Before Afghanistan’s president, Hamid Karzai, acceded to a runoff election on Tuesday, you could almost hear his arm being twisted. And it took a lot of top-level talent to do it. US secretary of state Hillary Clinton, British Prime Minister Gordon Brown and French foreign minister Bernard Kouchner all insisted that Karzai accept an international audit that found that nearly one-third of his first-round votes were stolen—driving his final count to below 50%.
Even then it took a five-day marathon of negotiations with US senator John Kerry, chairman of the foreign relations committee, to get Karzai to do what was necessary. And that was the easy part.
To ensure that the run-off is fair and credible, it’s going to take a lot more effort and high-level attention —and even more arm-twisting. And there are less than three weeks before the 7 November vote.
A fair election is essential. But if Karzai wins—the odds are he will—that won’t turn him into the credible leader that the Afghan people deserve and the credible partner that the US needs if there is any hope of holding off the Taliban. Karzai’s main challenger, Abdullah Abdullah, talks a better game but is untested.
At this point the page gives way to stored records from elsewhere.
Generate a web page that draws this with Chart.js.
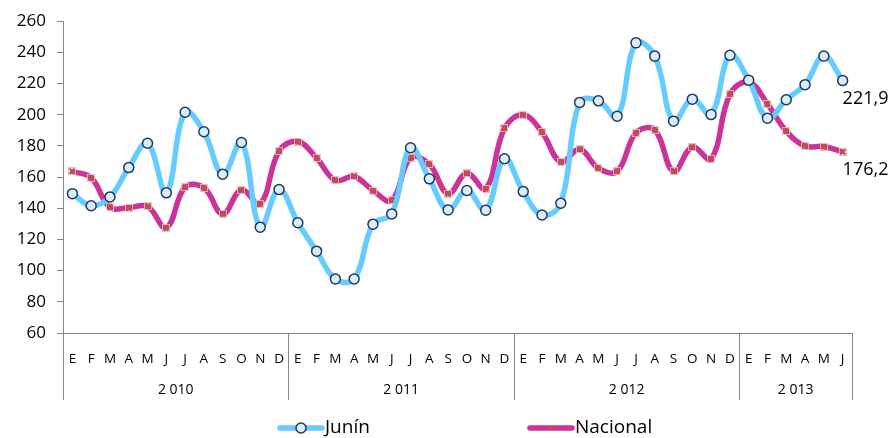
<!DOCTYPE html>
<html>
<head>
<meta charset="utf-8">
<script src="https://cdn.jsdelivr.net/npm/chart.js@4.4.0/dist/chart.umd.min.js"></script>
<style>
  html, body { margin: 0; padding: 0; background: #fff; }
  #wrap { width: 893px; height: 438px; }
</style>
</head>
<body>
<div id="wrap"><canvas id="c"></canvas></div>
<script>
const months = ['E', 'F', 'M', 'A', 'M', 'J', 'J', 'A', 'S', 'O', 'N', 'D'];
const years = ['2 010', '2 011', '2 012', '2 013'];
const monthsPerYear = [12, 12, 12, 6];

const junin = [
    149.4, 141.6, 147.3, 166.1, 181.7, 149.9, 201.6, 189.1, 161.9, 182.2, 127.9, 152.0,
    130.7, 112.5, 94.6, 94.6, 129.8, 136.4, 178.8, 158.9, 138.9, 151.4, 138.7, 171.8,
    150.7, 135.7, 143.3, 207.9, 208.9, 199.0, 246.1, 237.6, 195.9, 210.0, 200.1, 238.1,
    222.2, 197.8, 209.6, 219.3, 237.6, 221.9
];
const nacional = [
    163.6, 159.6, 140.6, 140.4, 141.2, 127.5, 153.5, 153.2, 136.4, 151.8, 142.9, 176.7,
    182.8, 172.2, 157.9, 160.4, 151.4, 145.0, 172.4, 168.2, 149.4, 162.5, 152.6, 191.2,
    199.9, 188.7, 169.7, 177.9, 165.7, 163.6, 188.3, 190.2, 163.6, 179.2, 171.6, 213.0,
    221.0, 207.0, 189.5, 180.0, 179.6, 176.2
];

const labels = years.flatMap((y, i) => months.slice(0, monthsPerYear[i]));
const FONT = '"Open Sans", "DejaVu Sans", sans-serif';
const AXIS = '#868686';

// year row under the month labels
const yearRow = {
    id: 'yearRow',
    afterDraw(chart) {
        const { ctx, chartArea } = chart;
        const x = chart.scales.x;
        const step = x.getPixelForValue(1) - x.getPixelForValue(0);
        const top = chartArea.bottom;
        const bot = chartArea.bottom + 67;
        ctx.save();
        ctx.strokeStyle = AXIS;
        ctx.lineWidth = 1;
        ctx.fillStyle = '#000';
        ctx.font = '14px ' + FONT;
        ctx.textAlign = 'center';
        ctx.textBaseline = 'middle';
        let start = 0;
        const edge = (i) => Math.round(x.getPixelForValue(i) - step / 2) + 0.5;
        years.forEach((y, k) => {
            const end = start + monthsPerYear[k];
            const x0 = edge(start);
            ctx.beginPath(); ctx.moveTo(x0, top); ctx.lineTo(x0, bot); ctx.stroke();
            const mid = (x.getPixelForValue(start) + x.getPixelForValue(end - 1)) / 2;
            ctx.fillText(y, mid, top + 57);
            start = end;
        });
        const xe = edge(start);
        ctx.beginPath(); ctx.moveTo(xe, top); ctx.lineTo(xe, bot); ctx.stroke();
        ctx.restore();
    }
};

// pale square behind the Nacional x markers (Excel style)
const markerBack = {
    id: 'markerBack',
    afterDatasetDraw(chart, args) {
        if (args.index !== 1) return;
        const ctx = chart.ctx;
        ctx.save();
        ctx.strokeStyle = 'rgba(230,185,184,0.9)';
        ctx.lineWidth = 1;
        args.meta.data.forEach(p => {
            ctx.strokeRect(Math.round(p.x) - 3.5, Math.round(p.y) - 3.5, 7, 7);
        });
        ctx.strokeStyle = '#C0504D';
        ctx.lineWidth = 2;
        args.meta.data.forEach(p => {
            const cx = Math.round(p.x), cy = Math.round(p.y);
            ctx.beginPath();
            ctx.moveTo(cx - 2.5, cy - 2.5); ctx.lineTo(cx + 2.5, cy + 2.5);
            ctx.moveTo(cx + 2.5, cy - 2.5); ctx.lineTo(cx - 2.5, cy + 2.5);
            ctx.stroke();
        });
        ctx.restore();
    }
};

// value labels on the last point of each series
const lastLabels = {
    id: 'lastLabels',
    afterDatasetsDraw(chart) {
        const ctx = chart.ctx;
        ctx.save();
        ctx.fillStyle = '#000';
        ctx.font = '18px ' + FONT;
        ctx.textAlign = 'left';
        ctx.textBaseline = 'middle';
        chart.data.datasets.forEach((ds, i) => {
            const pts = chart.getDatasetMeta(i).data;
            const p = pts[pts.length - 1];
            const v = ds.data[ds.data.length - 1];
            ctx.fillText(v.toFixed(1).replace('.', ','), p.x, p.y + 18);
        });
        ctx.restore();
    }
};

// legend drawn as line + marker like the original
const lineLegend = {
    id: 'lineLegend',
    afterDraw(chart) {
        const ctx = chart.ctx;
        const y = 428;
        const items = [
            { ds: chart.data.datasets[0], x: 278 },
            { ds: chart.data.datasets[1], x: 528 }
        ];
        ctx.save();
        items.forEach(({ ds, x }) => {
            ctx.strokeStyle = ds.borderColor;
            ctx.lineWidth = ds.borderWidth;
            ctx.lineCap = 'round';
            ctx.beginPath(); ctx.moveTo(x + 2, y); ctx.lineTo(x + 44, y); ctx.stroke();
            ctx.save();
            ctx.fillStyle = ds.pointBackgroundColor;
            ctx.strokeStyle = ds.pointBorderColor;
            ctx.lineWidth = ds.pointBorderWidth;
            ctx.lineCap = 'butt';
            Chart.helpers.drawPoint(ctx, {
                pointStyle: ds.pointStyle,
                radius: ds.pointRadius,
                borderWidth: ds.pointBorderWidth,
                rotation: 0
            }, x + 23, y);
            ctx.restore();
            ctx.fillStyle = '#000';
            ctx.font = '19px ' + FONT;
            ctx.textAlign = 'left';
            ctx.textBaseline = 'middle';
            ctx.fillText(ds.label, x + 47, y);
        });
        ctx.restore();
    }
};

new Chart(document.getElementById('c'), {
    type: 'line',
    data: {
        labels: labels,
        datasets: [
            {
                label: 'Junín',
                data: junin,
                borderColor: '#66CCFF',
                borderWidth: 5.5,
                tension: 0.4,
                pointStyle: 'circle',
                pointRadius: 5,
                pointBackgroundColor: '#DAEEF3',
                pointBorderColor: '#1F3864',
                pointBorderWidth: 1.5
            },
            {
                label: 'Nacional',
                data: nacional,
                borderColor: '#CC3399',
                borderWidth: 5.5,
                tension: 0.4,
                pointStyle: 'crossRot',
                pointRadius: 3,
                pointBackgroundColor: '#C0504D',
                pointBorderColor: '#C0504D',
                pointBorderWidth: 2
            }
        ]
    },
    options: {
        responsive: true,
        maintainAspectRatio: false,
        animation: false,
        layout: { padding: { top: 17, right: 41, bottom: 0, left: 0 } },
        scales: {
            x: {
                offset: true,
                grid: { display: false },
                border: { color: AXIS },
                ticks: {
                    color: '#000',
                    font: { family: FONT, size: 13.5 },
                    padding: 10,
                    autoSkip: false,
                    maxRotation: 0
                },
                afterFit: (axis) => { axis.height = 105; }
            },
            y: {
                min: 60,
                max: 260,
                grid: { drawOnChartArea: false, color: AXIS, tickLength: 6 },
                border: { color: AXIS },
                ticks: {
                    stepSize: 20,
                    color: '#000',
                    font: { family: FONT, size: 17 },
                    padding: 11
                },
                afterFit: (axis) => { axis.width = 63; }
            }
        },
        plugins: {
            legend: { display: false },
            tooltip: { enabled: false }
        }
    },
    plugins: [yearRow, markerBack, lastLabels, lineLegend]
});
</script>
</body>
</html>
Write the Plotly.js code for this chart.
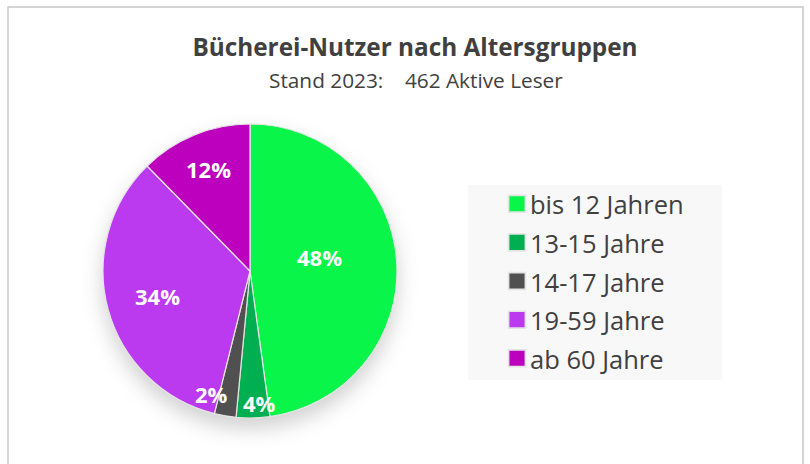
<!DOCTYPE html>
<html>
<head>
<meta charset="utf-8">
<script src="https://cdn.plot.ly/plotly-3.0.1.min.js"></script>
<style>
  html, body { margin: 0; padding: 0; background: #ffffff; }
  #chart { width: 810px; height: 464px; }
  .pielayer { filter: drop-shadow(0px 10px 10px rgba(0,0,0,0.18)); }
</style>
</head>
<body>
<div id="chart"></div>
<script>
// ---- data ----
const categories = ['bis 12 Jahren', '13-15 Jahre', '14-17 Jahre', '19-59 Jahre', 'ab 60 Jahre'];
const readers = [221, 17, 11, 156, 57];
const sliceColors = ['#0AF54A', '#00AF50', '#505050', '#BB3AF0', '#BD00BD'];
const chartTitle = 'Bücherei-Nutzer nach Altersgruppen';
const chartSubtitle = 'Stand 2023:\u00A0\u00A0\u00A0\u00A0462 Aktive Leser';

// ---- layout constants (pixels) ----
const W = 810, H = 464;
const FONT = '"Open Sans", sans-serif';
const pieLeft = 103, pieRight = 397, pieTop = 124, pieBottom = 418;
const cx = (pieLeft + pieRight) / 2, cy = (pieTop + pieBottom) / 2, R = (pieRight - pieLeft) / 2;
// label placement style per slice: radius fraction and angular nudge (deg)
const labelRadius = [0.48, 0.90, 0.88, 0.65, 0.75];
const labelNudge = [-7.5, -3, 7.6, 0, 0];

const total = readers.reduce((a, b) => a + b, 0);
const annotations = [];
let cum = 0;
readers.forEach((v, i) => {
  const frac = v / total;
  const mid = (cum + frac / 2) * 360 + labelNudge[i];
  cum += frac;
  const th = mid * Math.PI / 180;
  const px = cx + labelRadius[i] * R * Math.sin(th);
  const py = cy - labelRadius[i] * R * Math.cos(th);
  annotations.push({
    xref: 'paper', yref: 'paper', x: px / W, y: 1 - py / H,
    xanchor: 'center', yanchor: 'middle', showarrow: false,
    text: '<b>' + Math.round(frac * 100) + '%</b>',
    font: { family: FONT, size: 22, color: '#ffffff' }
  });
});

annotations.push({
  xref: 'paper', yref: 'paper', x: 416 / W, y: 1 - 80 / H,
  xanchor: 'center', yanchor: 'middle', showarrow: false,
  text: chartSubtitle,
  font: { family: FONT, size: 20.8, color: '#404040' }
});

const trace = {
  type: 'pie',
  labels: categories.map(c => '<span style="font-size:25.5px">' + c + '</span>'),
  values: readers,
  marker: { colors: sliceColors, line: { color: '#E4E4E4', width: 1.2 } },
  sort: false,
  direction: 'clockwise',
  rotation: 0,
  textinfo: 'none',
  hoverinfo: 'label+percent',
  domain: { x: [pieLeft / W, pieRight / W], y: [1 - pieBottom / H, 1 - pieTop / H] }
};

const layout = {
  width: W, height: H,
  margin: { l: 0, r: 0, t: 0, b: 0 },
  paper_bgcolor: '#ffffff',
  title: {
    text: '<b>' + chartTitle + '</b>',
    x: 415 / W, xanchor: 'center', xref: 'paper',
    y: 1 - 47 / H, yanchor: 'middle', yref: 'paper',
    font: { family: FONT, size: 24.3, color: '#404040' }
  },
  showlegend: true,
  legend: {
    x: 490 / W, xanchor: 'left', y: 1 - 179.5 / H, yanchor: 'top',
    bgcolor: 'rgba(0,0,0,0)', borderwidth: 0,
    font: { family: FONT, size: 27.4, color: '#404040' },
    traceorder: 'normal'
  },
  shapes: [
    { type: 'rect', xref: 'paper', yref: 'paper', layer: 'below',
      x0: 468 / W, x1: 722 / W, y0: 1 - 380 / H, y1: 1 - 185 / H,
      fillcolor: '#F8F8F8', line: { width: 0 } },
    { type: 'rect', xref: 'paper', yref: 'paper', layer: 'below',
      x0: 8 / W, x1: 803 / W, y0: -0.05, y1: 1 - 7 / H,
      fillcolor: 'rgba(0,0,0,0)', line: { color: '#C8C8C8', width: 1.5 } }
  ],
  annotations: annotations
};

Plotly.newPlot('chart', [trace], layout, { displayModeBar: false, staticPlot: true }).then(() => {
  document.querySelectorAll('.legendpoints path').forEach(p => {
    p.setAttribute('transform', 'translate(27,0) scale(1.4)');
  });
});
</script>
</body>
</html>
The next Afghan government has no hope at all unless it is truly committed to rooting out corruption (Karzai will have to start with his own brother who, US officials charge, is deeply involved in the drug trade) and delivering basic services and security to its people.
US President Barack Obama may still be undecided about future US troop levels, but he should be delivering this message to Afghanistan’s leaders—and the US military and diplomats—right now.
When asked why Karzai thought he could get away with stealing the election, US officials blame the Bush administration and, in particular, president George W. Bush, who enabled Karzai’s worst impulses while refusing to invest the troops, money or attention that Afghanistan desperately needed.
That is all true. And the election planning was well along before Obama took office. But he and his aides should have taken a lot more care to ensure that Karzai and his challengers understood that such wholesale fraud would be a disaster —in Afghanistan and in the US, where support for the war is fast evaporating.
(Like many, we wonder what happened to Obama’s special envoy for Afghanistan and Pakistan, Richard Holbrooke, who established a bureaucratic fiefdom at the state department but has been neither seen nor heard from during this critical period.)
The run-off won’t be easy to pull off. Time is short, winter is near and the Taliban threat continues to worsen.
The Afghan government must immediately dismiss any election officials implicated in the fraud. The United Nations, which sponsored the independent audit, will have to play a more robust role in overseeing the preparations for the vote, monitoring polls and the count. The US and Nato must get ready to provide security for voters and monitors.
To have any chance of producing a legitimate result, both candidates must make clear that, this time, they are not encouraging and will not tolerate ballot-box stuffing and phantom voting. While Karzai’s supporters accounted for nearly a million tainted ballots, some 200,000 votes cast for Abdullah were also thrown out.
Meanwhile, there is talk of a possible political deal between Karzai and Abdullah that might obviate the new election. That should not be anyone’s first choice. If it is unavoidable, it must be done constitutionally, and it must produce a functional government that is committed to a responsible agenda.
We have watched as US officials debate military strategy for Afghanistan. They need to devote at least as much attention to coming up with an effective political strategy. The lesson of the stolen election is clear: Nothing in Afghanistan can be taken for granted.